## YOUR TASK
Can you find the lines of the listing that include "matplotlib" and copy every one?

====

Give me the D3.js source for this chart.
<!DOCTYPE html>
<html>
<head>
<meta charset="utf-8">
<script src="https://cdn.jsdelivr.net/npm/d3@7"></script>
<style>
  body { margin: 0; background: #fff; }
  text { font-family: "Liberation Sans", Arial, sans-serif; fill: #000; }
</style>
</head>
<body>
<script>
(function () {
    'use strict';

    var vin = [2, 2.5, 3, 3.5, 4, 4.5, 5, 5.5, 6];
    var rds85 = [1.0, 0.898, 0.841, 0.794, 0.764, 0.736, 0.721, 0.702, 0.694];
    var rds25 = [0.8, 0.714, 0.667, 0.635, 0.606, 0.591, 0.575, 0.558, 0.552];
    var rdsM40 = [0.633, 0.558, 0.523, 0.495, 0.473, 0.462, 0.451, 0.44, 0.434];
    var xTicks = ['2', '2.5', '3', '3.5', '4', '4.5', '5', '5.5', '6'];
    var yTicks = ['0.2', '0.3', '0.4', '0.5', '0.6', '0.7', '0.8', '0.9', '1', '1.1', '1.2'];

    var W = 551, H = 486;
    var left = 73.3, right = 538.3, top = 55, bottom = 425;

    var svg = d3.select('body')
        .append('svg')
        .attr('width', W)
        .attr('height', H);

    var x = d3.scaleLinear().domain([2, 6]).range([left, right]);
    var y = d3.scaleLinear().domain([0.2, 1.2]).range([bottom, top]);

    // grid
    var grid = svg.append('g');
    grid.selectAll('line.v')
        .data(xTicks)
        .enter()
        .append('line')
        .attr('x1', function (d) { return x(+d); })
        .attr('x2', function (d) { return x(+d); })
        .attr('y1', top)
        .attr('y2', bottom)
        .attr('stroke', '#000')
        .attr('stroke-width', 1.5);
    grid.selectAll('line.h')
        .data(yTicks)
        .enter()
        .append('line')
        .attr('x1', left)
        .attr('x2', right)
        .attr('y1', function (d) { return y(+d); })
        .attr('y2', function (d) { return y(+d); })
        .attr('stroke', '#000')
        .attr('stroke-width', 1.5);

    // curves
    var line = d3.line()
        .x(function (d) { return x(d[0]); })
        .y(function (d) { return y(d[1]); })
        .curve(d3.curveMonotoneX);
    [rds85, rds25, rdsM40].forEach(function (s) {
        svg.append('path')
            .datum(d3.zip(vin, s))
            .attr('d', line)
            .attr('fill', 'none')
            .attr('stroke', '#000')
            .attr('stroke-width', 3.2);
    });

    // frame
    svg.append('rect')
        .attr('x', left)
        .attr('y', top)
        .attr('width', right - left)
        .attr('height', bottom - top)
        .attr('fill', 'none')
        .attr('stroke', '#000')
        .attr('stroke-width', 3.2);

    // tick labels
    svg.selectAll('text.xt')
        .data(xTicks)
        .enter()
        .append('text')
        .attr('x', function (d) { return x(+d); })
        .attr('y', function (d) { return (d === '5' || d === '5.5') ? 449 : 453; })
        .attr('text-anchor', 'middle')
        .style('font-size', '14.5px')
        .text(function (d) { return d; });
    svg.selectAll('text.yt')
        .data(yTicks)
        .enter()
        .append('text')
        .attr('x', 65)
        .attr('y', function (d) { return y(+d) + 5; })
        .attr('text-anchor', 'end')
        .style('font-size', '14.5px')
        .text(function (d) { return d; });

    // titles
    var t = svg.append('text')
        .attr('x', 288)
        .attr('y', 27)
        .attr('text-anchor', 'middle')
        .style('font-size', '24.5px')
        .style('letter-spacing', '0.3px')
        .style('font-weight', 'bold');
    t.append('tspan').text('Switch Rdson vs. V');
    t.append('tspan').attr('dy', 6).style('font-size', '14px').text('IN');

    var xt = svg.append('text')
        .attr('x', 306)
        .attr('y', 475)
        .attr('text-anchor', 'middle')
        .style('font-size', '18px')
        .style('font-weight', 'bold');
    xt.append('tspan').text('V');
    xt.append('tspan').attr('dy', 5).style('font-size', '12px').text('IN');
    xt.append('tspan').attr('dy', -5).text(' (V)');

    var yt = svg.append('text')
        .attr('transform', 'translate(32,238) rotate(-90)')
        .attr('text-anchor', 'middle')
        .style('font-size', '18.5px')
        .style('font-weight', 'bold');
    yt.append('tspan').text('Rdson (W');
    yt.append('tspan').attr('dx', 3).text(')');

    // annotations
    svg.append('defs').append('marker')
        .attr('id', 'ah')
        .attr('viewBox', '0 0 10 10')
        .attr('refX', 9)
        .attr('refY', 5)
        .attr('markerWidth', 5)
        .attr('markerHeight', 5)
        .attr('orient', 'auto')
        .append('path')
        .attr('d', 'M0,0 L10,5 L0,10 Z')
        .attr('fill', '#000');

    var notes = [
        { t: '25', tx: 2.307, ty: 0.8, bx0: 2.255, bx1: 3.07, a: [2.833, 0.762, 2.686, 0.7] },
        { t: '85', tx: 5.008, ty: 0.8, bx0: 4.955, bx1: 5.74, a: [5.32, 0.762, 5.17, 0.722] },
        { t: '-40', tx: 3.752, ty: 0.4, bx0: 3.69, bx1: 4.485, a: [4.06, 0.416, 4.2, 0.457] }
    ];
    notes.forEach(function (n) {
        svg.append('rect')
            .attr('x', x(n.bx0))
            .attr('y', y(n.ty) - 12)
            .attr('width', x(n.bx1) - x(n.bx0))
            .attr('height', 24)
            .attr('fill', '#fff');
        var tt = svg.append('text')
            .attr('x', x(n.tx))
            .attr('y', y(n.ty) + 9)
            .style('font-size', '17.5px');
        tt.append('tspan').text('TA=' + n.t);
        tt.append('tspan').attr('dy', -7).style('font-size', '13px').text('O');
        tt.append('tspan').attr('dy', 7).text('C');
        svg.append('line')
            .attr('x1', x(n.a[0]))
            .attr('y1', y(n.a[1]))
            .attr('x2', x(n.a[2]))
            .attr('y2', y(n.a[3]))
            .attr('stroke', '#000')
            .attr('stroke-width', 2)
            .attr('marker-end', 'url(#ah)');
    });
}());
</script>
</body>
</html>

====

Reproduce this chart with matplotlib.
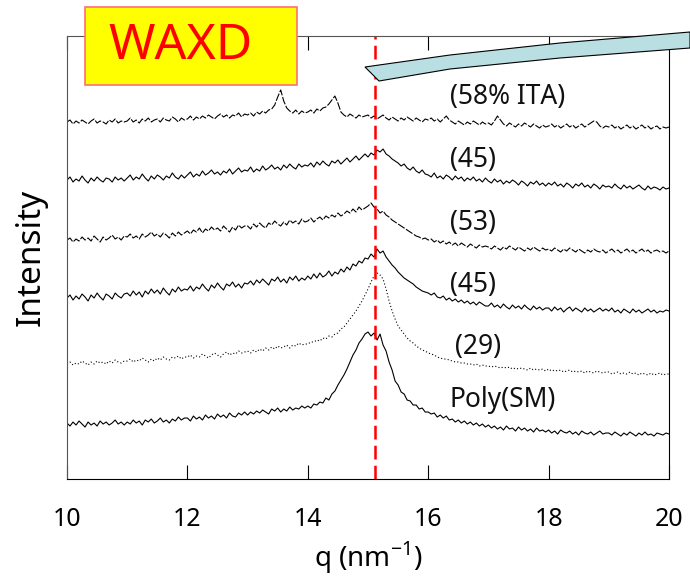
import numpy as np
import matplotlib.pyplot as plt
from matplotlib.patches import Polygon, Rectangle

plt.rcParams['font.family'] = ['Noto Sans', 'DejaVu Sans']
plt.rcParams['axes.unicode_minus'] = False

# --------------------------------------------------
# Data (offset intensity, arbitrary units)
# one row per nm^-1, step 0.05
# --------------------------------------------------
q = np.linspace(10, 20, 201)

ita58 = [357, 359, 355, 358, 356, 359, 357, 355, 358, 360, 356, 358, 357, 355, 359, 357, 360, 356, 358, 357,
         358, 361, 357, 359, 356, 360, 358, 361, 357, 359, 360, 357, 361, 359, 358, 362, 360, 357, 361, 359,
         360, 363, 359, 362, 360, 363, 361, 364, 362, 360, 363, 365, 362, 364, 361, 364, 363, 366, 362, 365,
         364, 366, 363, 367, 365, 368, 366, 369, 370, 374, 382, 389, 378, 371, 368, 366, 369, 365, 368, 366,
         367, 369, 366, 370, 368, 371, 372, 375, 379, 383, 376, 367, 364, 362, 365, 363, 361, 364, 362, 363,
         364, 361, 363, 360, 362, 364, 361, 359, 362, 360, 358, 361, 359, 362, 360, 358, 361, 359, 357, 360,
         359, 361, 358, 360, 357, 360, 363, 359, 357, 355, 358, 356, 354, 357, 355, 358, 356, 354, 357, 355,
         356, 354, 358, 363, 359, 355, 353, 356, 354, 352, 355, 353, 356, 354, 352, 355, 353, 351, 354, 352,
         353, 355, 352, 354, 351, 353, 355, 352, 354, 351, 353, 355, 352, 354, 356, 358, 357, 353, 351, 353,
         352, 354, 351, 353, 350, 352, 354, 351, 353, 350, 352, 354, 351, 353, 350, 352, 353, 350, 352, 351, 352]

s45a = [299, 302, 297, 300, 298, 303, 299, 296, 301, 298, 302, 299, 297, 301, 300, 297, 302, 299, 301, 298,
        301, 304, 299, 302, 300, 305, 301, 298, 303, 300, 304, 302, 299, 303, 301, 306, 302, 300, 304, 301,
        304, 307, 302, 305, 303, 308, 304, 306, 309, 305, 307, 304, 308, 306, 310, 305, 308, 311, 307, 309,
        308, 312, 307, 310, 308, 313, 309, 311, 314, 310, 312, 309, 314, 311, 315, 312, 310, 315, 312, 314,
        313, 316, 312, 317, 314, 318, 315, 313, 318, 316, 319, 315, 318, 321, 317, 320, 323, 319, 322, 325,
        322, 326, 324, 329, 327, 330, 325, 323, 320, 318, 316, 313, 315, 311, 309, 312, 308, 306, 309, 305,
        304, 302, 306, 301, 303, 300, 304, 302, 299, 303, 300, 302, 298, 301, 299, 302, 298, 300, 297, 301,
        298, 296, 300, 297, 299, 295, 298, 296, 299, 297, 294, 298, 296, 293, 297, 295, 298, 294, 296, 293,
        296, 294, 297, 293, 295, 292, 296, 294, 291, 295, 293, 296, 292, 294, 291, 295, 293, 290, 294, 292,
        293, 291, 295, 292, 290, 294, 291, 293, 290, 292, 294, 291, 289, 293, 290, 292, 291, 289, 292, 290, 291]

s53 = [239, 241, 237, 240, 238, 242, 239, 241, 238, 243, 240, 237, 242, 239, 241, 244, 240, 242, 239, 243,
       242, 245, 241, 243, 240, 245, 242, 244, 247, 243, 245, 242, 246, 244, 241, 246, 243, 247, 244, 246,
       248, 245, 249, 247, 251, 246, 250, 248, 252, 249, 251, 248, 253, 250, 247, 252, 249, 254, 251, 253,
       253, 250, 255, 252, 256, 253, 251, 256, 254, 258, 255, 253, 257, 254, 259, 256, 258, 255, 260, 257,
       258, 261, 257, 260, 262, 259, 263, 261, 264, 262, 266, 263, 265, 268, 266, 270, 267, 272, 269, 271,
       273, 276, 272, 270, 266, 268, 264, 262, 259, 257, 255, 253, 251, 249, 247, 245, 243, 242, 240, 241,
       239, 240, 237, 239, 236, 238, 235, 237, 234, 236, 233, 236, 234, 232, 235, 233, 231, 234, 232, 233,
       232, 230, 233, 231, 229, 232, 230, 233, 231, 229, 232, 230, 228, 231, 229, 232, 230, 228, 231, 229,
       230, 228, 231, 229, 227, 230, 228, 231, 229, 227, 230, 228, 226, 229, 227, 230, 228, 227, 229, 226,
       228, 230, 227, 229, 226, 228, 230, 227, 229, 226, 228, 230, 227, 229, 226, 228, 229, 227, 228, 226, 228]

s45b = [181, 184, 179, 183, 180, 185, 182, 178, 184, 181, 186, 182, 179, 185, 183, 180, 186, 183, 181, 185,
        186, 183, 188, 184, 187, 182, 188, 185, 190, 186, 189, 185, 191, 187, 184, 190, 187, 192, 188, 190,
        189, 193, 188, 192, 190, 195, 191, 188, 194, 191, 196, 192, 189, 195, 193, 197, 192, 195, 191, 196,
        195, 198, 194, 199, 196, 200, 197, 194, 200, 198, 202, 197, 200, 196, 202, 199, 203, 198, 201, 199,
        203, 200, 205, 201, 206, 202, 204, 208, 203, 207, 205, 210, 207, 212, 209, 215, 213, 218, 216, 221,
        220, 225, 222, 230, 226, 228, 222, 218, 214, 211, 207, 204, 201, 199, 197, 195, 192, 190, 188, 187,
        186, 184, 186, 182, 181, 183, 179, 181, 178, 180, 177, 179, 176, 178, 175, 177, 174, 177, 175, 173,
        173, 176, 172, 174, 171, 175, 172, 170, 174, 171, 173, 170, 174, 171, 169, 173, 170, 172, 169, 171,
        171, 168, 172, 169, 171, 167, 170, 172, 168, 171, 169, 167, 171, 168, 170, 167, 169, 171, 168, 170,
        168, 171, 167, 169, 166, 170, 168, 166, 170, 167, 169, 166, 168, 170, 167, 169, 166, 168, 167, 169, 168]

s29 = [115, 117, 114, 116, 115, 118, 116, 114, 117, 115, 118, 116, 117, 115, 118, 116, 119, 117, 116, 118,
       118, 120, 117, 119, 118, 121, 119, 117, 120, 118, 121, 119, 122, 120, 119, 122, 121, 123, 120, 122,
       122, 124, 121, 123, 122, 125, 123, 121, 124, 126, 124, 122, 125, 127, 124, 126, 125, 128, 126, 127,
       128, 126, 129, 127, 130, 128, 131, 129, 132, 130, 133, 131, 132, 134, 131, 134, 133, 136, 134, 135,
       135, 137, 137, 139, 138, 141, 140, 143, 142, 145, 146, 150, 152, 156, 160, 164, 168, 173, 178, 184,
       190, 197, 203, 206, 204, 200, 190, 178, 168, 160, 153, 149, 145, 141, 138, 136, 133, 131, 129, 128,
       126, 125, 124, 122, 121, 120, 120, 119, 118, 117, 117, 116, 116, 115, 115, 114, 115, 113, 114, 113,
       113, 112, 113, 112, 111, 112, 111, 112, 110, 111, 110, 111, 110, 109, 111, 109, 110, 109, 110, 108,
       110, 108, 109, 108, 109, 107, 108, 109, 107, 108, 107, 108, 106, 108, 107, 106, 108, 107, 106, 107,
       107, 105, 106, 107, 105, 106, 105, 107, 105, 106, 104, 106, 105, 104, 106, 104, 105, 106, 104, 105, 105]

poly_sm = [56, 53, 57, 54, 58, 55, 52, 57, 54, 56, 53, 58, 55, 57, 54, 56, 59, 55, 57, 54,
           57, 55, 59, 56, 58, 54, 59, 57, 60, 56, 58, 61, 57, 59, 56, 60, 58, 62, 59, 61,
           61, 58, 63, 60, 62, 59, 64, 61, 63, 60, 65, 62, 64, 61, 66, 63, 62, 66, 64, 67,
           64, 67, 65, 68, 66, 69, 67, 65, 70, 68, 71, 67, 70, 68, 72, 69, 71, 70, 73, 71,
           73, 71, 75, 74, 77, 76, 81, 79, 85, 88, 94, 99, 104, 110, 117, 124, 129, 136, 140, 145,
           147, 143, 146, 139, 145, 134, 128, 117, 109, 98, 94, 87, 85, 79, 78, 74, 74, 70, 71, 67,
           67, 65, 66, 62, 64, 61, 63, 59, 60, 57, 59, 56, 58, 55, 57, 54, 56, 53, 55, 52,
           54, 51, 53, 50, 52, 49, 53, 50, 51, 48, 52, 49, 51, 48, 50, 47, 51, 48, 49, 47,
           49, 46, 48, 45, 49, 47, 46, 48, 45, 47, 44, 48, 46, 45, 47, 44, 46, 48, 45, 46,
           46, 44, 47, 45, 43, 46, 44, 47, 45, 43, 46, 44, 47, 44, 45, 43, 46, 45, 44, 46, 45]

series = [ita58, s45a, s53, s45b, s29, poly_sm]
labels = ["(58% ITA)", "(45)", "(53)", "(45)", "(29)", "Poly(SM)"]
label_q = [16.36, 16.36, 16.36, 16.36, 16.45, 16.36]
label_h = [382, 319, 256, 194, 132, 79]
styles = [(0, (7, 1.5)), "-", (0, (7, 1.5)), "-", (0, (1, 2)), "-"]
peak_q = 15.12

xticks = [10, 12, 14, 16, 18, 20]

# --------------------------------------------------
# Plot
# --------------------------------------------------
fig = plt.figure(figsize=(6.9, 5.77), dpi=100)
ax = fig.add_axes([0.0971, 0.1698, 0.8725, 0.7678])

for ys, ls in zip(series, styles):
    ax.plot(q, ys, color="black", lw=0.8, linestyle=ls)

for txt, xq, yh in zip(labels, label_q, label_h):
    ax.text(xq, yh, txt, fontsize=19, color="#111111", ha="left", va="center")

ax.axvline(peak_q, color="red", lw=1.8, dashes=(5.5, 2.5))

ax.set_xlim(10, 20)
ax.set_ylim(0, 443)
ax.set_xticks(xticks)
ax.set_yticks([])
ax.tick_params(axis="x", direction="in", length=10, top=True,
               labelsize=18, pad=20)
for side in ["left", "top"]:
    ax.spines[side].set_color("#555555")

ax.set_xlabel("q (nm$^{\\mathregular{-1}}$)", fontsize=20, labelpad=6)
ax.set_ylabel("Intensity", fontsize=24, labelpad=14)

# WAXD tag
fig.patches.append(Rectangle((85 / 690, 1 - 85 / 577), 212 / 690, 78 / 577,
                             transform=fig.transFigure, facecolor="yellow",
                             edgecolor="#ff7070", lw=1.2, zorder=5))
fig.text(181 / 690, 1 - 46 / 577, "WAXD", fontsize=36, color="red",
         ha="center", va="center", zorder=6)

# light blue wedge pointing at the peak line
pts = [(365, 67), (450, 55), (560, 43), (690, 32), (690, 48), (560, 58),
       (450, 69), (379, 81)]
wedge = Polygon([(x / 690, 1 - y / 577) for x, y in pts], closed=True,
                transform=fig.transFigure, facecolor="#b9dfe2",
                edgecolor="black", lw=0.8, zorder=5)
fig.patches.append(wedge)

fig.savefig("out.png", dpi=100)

====

## RESULT BELOW
Reproduce this chart with matplotlib.
import matplotlib.pyplot as plt
from matplotlib.patches import Polygon, Rectangle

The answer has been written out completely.